In the last two years, it has signed over nine million artisans from over 40 craft clusters and plans to expand to over 100 craft clusters across the country in the next 24 months, with a focus on mainly northern and eastern India.
Of note, the signing up of sellers is relatively easier but the marketplace has also been focusing on creating visibility and attracting buyers. It currently has more than 10,000 registered users and expects to see this number grow by 50 per cent in this fiscal. Product, pricing and service are the three factors Devireddy states as the main draws for the platform. This apart, the platform offers certain unique features such as sellers being able to register themselves using an intuitive screen. Additionally, it is working on a beta for a match-making process wherein an analysis on buyers’ past purchase behaviour will be used to cross-sell products. The company is soon looking to launch a mobile app.
One of its most interesting initiatives is the #ILoveHandlooms digital movement which the company ran last year. This was a celebration of Indian handlooms and through this, GoCoop brought handloom lovers together and helped them share their stories with a larger audience.
Caring for the ecosystem
GoCoop has grown from being a six member team to 45 and its workforce consists mainly of domain experts as well as a technology team of nine people. The company expects to grow to 100 people in the next two years to keep up with its growth in business.

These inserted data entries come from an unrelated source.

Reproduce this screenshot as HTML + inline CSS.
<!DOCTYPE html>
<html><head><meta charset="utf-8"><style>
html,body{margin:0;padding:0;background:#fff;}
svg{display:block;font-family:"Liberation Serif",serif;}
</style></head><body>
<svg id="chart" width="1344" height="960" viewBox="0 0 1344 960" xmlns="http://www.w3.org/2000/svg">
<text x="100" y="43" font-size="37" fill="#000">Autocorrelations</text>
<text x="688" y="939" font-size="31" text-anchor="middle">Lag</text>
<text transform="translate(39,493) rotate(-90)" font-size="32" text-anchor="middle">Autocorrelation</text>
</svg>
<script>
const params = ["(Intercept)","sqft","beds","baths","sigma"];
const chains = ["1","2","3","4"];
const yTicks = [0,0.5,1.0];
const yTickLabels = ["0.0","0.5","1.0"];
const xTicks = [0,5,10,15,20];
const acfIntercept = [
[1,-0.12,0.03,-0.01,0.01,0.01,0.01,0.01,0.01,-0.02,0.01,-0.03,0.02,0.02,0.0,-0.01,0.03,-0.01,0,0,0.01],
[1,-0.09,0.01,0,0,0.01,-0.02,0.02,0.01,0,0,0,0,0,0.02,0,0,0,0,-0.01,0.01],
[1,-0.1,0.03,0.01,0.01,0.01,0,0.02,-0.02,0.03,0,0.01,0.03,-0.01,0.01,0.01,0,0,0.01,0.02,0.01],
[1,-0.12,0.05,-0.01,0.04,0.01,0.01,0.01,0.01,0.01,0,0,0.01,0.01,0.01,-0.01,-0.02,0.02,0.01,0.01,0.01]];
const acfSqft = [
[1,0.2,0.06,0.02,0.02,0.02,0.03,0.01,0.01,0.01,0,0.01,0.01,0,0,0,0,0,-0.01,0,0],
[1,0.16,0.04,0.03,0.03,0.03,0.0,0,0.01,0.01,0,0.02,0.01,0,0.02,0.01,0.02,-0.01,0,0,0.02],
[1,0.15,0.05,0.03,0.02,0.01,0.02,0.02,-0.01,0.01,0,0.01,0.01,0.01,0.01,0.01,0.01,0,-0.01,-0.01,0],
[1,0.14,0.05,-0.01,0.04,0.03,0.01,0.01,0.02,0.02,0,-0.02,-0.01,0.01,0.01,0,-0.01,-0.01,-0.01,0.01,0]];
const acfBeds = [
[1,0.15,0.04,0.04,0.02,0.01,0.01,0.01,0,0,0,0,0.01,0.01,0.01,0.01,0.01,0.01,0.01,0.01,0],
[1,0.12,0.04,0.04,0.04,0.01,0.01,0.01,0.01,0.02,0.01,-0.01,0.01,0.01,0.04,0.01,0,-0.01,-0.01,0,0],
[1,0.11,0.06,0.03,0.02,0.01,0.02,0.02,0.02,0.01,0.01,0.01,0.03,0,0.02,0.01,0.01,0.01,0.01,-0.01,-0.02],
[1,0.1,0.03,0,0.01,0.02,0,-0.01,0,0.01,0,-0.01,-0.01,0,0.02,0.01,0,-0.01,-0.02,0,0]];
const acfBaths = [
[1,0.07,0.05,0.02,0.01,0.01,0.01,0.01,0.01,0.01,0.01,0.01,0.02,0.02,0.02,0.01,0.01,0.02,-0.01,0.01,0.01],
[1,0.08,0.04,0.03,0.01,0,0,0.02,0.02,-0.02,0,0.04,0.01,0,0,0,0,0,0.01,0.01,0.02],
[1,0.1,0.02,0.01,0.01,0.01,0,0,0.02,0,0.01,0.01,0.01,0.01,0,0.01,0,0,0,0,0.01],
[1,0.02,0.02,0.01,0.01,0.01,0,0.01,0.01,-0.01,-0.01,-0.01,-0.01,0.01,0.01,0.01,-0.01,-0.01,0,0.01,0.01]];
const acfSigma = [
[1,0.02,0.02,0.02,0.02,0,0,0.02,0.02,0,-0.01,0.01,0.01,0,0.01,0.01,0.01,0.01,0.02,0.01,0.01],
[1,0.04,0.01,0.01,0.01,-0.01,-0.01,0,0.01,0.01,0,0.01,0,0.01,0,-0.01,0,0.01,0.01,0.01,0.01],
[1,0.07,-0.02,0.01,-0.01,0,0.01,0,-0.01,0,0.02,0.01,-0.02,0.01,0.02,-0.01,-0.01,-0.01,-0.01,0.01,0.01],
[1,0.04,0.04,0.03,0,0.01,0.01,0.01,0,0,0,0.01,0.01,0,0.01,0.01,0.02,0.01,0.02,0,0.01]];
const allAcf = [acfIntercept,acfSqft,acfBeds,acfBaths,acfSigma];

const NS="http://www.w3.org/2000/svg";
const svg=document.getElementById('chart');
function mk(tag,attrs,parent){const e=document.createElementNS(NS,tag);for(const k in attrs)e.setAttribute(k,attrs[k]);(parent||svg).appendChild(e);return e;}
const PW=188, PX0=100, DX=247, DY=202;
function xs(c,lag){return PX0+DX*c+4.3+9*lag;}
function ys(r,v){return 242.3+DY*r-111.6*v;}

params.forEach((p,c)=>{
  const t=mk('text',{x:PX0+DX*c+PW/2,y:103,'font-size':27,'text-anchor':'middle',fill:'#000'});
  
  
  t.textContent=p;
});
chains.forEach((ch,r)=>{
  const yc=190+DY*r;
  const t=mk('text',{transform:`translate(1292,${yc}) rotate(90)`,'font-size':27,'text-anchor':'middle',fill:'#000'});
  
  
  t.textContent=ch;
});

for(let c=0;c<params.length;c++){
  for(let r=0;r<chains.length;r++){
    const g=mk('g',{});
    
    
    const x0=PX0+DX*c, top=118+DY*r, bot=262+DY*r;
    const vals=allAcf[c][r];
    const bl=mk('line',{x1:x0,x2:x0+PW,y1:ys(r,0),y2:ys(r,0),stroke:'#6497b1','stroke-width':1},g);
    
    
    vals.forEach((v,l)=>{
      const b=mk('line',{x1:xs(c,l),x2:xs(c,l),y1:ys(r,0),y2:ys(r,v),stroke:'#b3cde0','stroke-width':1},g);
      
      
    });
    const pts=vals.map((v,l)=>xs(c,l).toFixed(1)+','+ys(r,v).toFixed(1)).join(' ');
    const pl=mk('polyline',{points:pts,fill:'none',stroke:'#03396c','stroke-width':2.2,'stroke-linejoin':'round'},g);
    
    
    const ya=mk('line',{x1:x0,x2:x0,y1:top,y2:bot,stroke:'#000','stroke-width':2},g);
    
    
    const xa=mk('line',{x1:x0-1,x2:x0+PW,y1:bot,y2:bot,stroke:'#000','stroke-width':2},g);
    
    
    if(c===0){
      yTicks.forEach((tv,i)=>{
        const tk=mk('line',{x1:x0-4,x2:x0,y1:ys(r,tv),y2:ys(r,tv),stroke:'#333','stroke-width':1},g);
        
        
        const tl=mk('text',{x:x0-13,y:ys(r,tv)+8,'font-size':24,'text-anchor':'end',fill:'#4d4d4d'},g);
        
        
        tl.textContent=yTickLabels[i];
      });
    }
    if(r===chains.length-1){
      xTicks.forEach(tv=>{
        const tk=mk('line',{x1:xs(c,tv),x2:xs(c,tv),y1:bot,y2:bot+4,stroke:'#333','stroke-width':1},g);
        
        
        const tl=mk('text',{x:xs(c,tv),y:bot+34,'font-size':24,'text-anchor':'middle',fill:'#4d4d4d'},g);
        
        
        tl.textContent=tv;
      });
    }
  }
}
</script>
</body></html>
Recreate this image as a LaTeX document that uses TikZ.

The company has regional offices and its representatives work closely with the clusters identifying challenges and orienting producers towards customer demands. GoCoop works as a marketplace but addresses the challenges the entire ecosystem faces; right from sourcing raw materials, procuring finance and working capital to ensuring timely delivery of quality products. Getting better value for the artisan is the focus of this social venture and it does everything needed to achieve that.
Founder: Siva Devireddy
Investors: Unitus Seed Fund and Indian Angel Network led by Naga Prakasam, Kris Gopalakrishnan, Saha Fund
Focus: Online marketplace for handlooms and handicrafts
Bridging the gap between artisan and buyer
Though Indian handlooms are praised world over, the Indian weaver and artisan still face several challenges in being able to benefit from the demand for their products. While cooperatives fill the purpose of bringing rural producers and their buyers together, market access is limited due to logistical limitations. Siva Devireddy modelled GoCoop, an online marketplace, on the lines of a cooperative. The official platform was launched in 2014 with 100 sellers and the company works closely with clusters addressing existing challenges; right from sourcing raw materials, to procuring finance and bringing in buyers who are assured of quality products at competitive prices. The company plans to expand its base from the south and central India to north and eastern India in the next two years. In the same time period, it also plans to expand its team from 40 to 100. In this year alone, it expects registered buyers to go up from 10,000 to 15,000.